The other board is designed for output. It has an h-bridge hooked up to the two PWM channels of a tiny84, and an extra pin out for a piezzo buzzer. It's designed to receive a signal from the sensing boards and do something interesting.

Both boards are designed to be modular, meaning that I could build multiple of them and they could communicate with each other. Each one has two separate serial channels. The idea was that one would be used among the sensor boards and one would be used among the output boards. The code is not quite ready for this yet, but hopefully it will be by next time.

Problems:

  1. H-bridge was backwards. (No dot on schematic OR chip)
  2. Driving N-MOSFETs were backwards. (S,G and D not labeled in fab library)
  3. No pull-down resistor on drive line for N-MOSFETs. (Thought pull-ups on P-MOSFETs was enough)

Lessons:

  1. USE A @#$@# PULL-DOWN RESISTOR ON THE GATES OF ALL YOUR N-MOSFETS!!!!!
  2. No matter how tempting it is, don't wire your h-bridge from an existing diagram.

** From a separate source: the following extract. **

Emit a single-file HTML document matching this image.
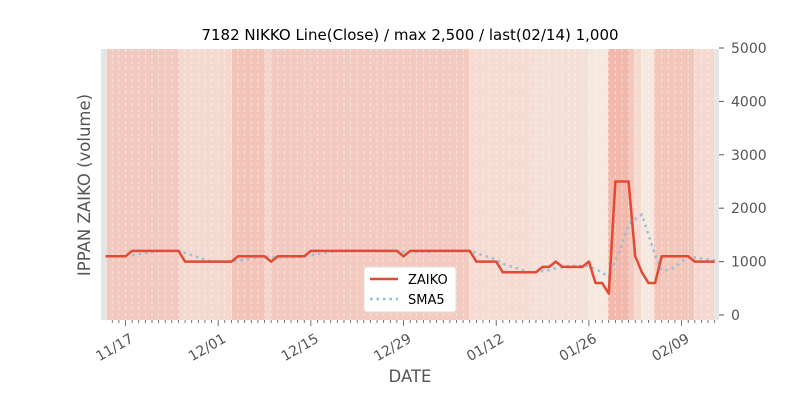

Think through it yourself.
  3. If you can't identify S, G and D, stop, take a breath, find a datasheet and START OVER.
  4. The slanted side of the h-bridge corresponds to the dot on the datasheet (but it's absent in the schematic).
  5. Before you program, EVERYTHING FLOATS.
  6. When you plug in your board for the first time, keep your finger on the h-bridge. Be ready to unplug the power quickly.
  7. When all hope is lost, ask Brian Mayton.


The Final Countdown!!

I'm getting ready to build the anti-theft device for my chair. For starters, I 3D-scanned the back and seat of it. I found out that GeoMagic has some great features for creating a full 3D model out of a bunch of crappy partial point-clouds.

Lessons:

  1. Put some kind of markers on the thing you want to scan. Make sure they're evenly spaced and easily identifiable.
  2. Try not to overlap too much - go for maximal coverage.
  3. Downsample and decimate aggresively. You don't need more than a couple hundred thousand triangles to represent most reasonable shapes.